Siempre se han utilizado aditivos, aunque no se les diera este nombre: jugos de flores para mejor atractivo, mucha sal para conservar… los nitratos y nitritos, tan denostados, nos han llegado desde el Egipto de los Faraones, y los sulfitos que se incorporan a todos los vinos, incluido el de misa, desde la Roma de los Césares. Pero es la industria la que los precisa. En casa no se necesita ningún aditivo porque la preparación y consumo del alimento son inmediatos.

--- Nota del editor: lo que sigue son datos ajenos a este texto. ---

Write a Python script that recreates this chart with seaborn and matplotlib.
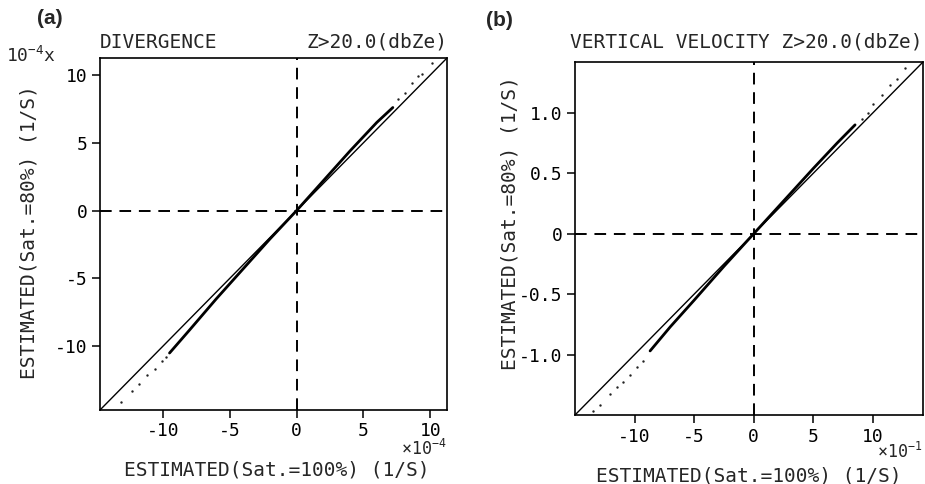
import numpy as np
import pandas as pd
import matplotlib
matplotlib.use("Agg")
import matplotlib.pyplot as plt
import seaborn as sns

# ---------------- data ----------------
# Panel (a): divergence, values in units of 1e-4 (1/S)
a_lim = [-14.7, 11.25]
a_ticks = [-10, -5, 0, 5, 10]
a_ticklabels = ["-10", "-5", "0", "5", "10"]
a_core_x = [-9.5, -8.0, -6.0, -4.0, -2.0, 0.0, 2.0, 4.0, 6.0, 7.2]
a_core_y = [-10.5, -8.8, -6.5, -4.3, -2.1, 0.0, 2.2, 4.4, 6.5, 7.6]
a_dots_x = [-13.1, -12.3, -11.8, -11.2, -10.6, -10.1, -9.8,
            7.6, 8.1, 8.6, 9.1, 9.4, 10.1]
a_dots_y = [-14.1, -13.3, -12.8, -12.1, -11.7, -11.1, -10.8,
            8.2, 8.7, 9.4, 9.9, 10.1, 10.9]

# Panel (b): vertical velocity (1/S)
b_lim = [-1.50, 1.42]
b_xticks = [-1.0, -0.5, 0.0, 0.5, 1.0]
b_xticklabels = ["-10", "-5", "0", "5", "10"]
b_yticks = [-1.0, -0.5, 0.0, 0.5, 1.0]
b_yticklabels = ["-1.0", "-0.5", "0", "0.5", "1.0"]
b_core_x = [-0.87, -0.7, -0.5, -0.25, 0.0, 0.25, 0.5, 0.7, 0.85]
b_core_y = [-0.97, -0.77, -0.55, -0.27, 0.0, 0.27, 0.54, 0.75, 0.90]
b_dots_x = [-1.35, -1.29, -1.21, -1.15, -1.10, -1.04, -0.98, -0.93,
            0.91, 0.96, 1.00, 1.08, 1.14, 1.20, 1.27]
b_dots_y = [-1.47, -1.42, -1.33, -1.27, -1.23, -1.17, -1.10, -1.05,
            0.95, 1.00, 1.07, 1.15, 1.23, 1.28, 1.37]

# ---------------- style ----------------
sns.set_style("ticks")
plt.rcParams["font.family"] = ["DejaVu Sans Mono", "DejaVu Sans"]
plt.rcParams["axes.unicode_minus"] = False
plt.rcParams["mathtext.fontset"] = "custom"
plt.rcParams["mathtext.rm"] = "DejaVu Sans Mono"
plt.rcParams["mathtext.it"] = "DejaVu Sans Mono"
plt.rcParams["mathtext.bf"] = "DejaVu Sans Mono"

W, H = 925, 484
fig = plt.figure(figsize=(W / 100, H / 100), dpi=100)


def fx(x):
    return x / W


def fy(y):
    return 1 - y / H


def panel(rect, lim, core_x, core_y, dots_x, dots_y,
          xticks, xticklabels, yticks, yticklabels):
    ax = fig.add_axes(rect)
    df_diag = pd.DataFrame({"x": lim, "y": lim})
    sns.lineplot(data=df_diag, x="x", y="y", ax=ax, color="black",
                 linewidth=1.0, estimator=None, sort=False)
    df_core = pd.DataFrame({"x": core_x, "y": core_y})
    sns.lineplot(data=df_core, x="x", y="y", ax=ax, color="black",
                 linewidth=2.0, estimator=None, sort=False)
    df_dots = pd.DataFrame({"x": dots_x, "y": dots_y})
    sns.scatterplot(data=df_dots, x="x", y="y", ax=ax, color="#222222",
                    s=3, linewidth=0, marker="o")
    ax.axhline(0, color="black", linewidth=1.4, dashes=(6, 4))
    ax.axvline(0, color="black", linewidth=1.4, dashes=(6, 4))
    ax.set_xlim(lim)
    ax.set_ylim(lim)
    ax.set_xticks(xticks)
    ax.set_xticklabels(xticklabels)
    ax.set_yticks(yticks)
    ax.set_yticklabels(yticklabels)
    ax.set_xlabel("")
    ax.set_ylabel("")
    for sp in ax.spines.values():
        sp.set_visible(True)
        sp.set_linewidth(1.2)
        sp.set_color("black")
    ax.tick_params(direction="out", length=6, width=1.1, labelsize=13,
                   colors="black", pad=3)
    return ax


ax_a = panel([fx(100), fy(410), 347 / W, 352 / H], a_lim,
             a_core_x, a_core_y, a_dots_x, a_dots_y,
             a_ticks, a_ticklabels, a_ticks, a_ticklabels)
ax_b = panel([fx(575), fy(415), 348 / W, 353 / H], b_lim,
             b_core_x, b_core_y, b_dots_x, b_dots_y,
             b_xticks, b_xticklabels, b_yticks, b_yticklabels)

# panel letters
fig.text(fx(37), fy(18), "(a)", fontsize=15, fontweight="bold",
         family="Liberation Sans", ha="left", va="center")
fig.text(fx(486), fy(20), "(b)", fontsize=15, fontweight="bold",
         family="Liberation Sans", ha="left", va="center")

# titles
fig.text(fx(100), fy(48), "DIVERGENCE", fontsize=14, ha="left", va="baseline")
fig.text(fx(447), fy(48), "Z>20.0(dbZe)", fontsize=14, ha="right", va="baseline")
fig.text(fx(923), fy(48), "VERTICAL VELOCITY Z>20.0(dbZe)", fontsize=14,
         ha="right", va="baseline")

# scale notes
fig.text(fx(6), fy(62), "10$^{-4}$x", fontsize=13, ha="left", va="baseline")
fig.text(fx(447), fy(455), "×10$^{-4}$", fontsize=12, ha="right", va="baseline")
fig.text(fx(922), fy(458), "×10$^{-1}$", fontsize=12, ha="right", va="baseline")

# axis labels
fig.text(fx(277), fy(470), "ESTIMATED(Sat.=100%) (1/S)", fontsize=14,
         ha="center", va="center")
fig.text(fx(749), fy(476), "ESTIMATED(Sat.=100%) (1/S)", fontsize=14,
         ha="center", va="center")
fig.text(fx(29), fy(232), "ESTIMATED(Sat.=80%) (1/S)", fontsize=14,
         rotation=90, ha="center", va="center")
fig.text(fx(510), fy(223), "ESTIMATED(Sat.=80%) (1/S)", fontsize=14,
         rotation=90, ha="center", va="center")

fig.savefig("out.png", dpi=100)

Aún así, se sigue utilizando el bicarbonato para acelerar la cocción de las legumbres, es habitual la ‘levadura química’ o ‘polvos de hornear’ y gran cantidad de paellas domésticas se colorean con el E-102 tartrazina.
La Industria necesita que los alimentos que prepara lleguen al consumidor, después de un tiempo que puede ser prolongado, en las condiciones sanitarias y nutricionales exigibles y con el aspecto y apariencia que los haga identificables y, por tanto, aceptables.
Se iban conociendo trucos puramente por experiencia, sin saber nada de su substrato químico: el bicarbonato ya citado; el que las verduras, cocidas en recipientes de cobre, adquieren un verde más brillante; el que el vinagre conviene echarlo en la ensalada en el último momento pues, si no, decolora la lechuga; la eterna discusión inglesa de si es mejor echar el té sobre la leche o viceversa para disminuir el amargor… Y, por supuesto, no supimos, hasta que Pasteur inventó los microbios, quiénes eran los responsables de las intoxicaciones serias que siguen dándose a través de alimentos mal preparados higiénicamente o no protegidos con un conservante de una posible contaminación posterior.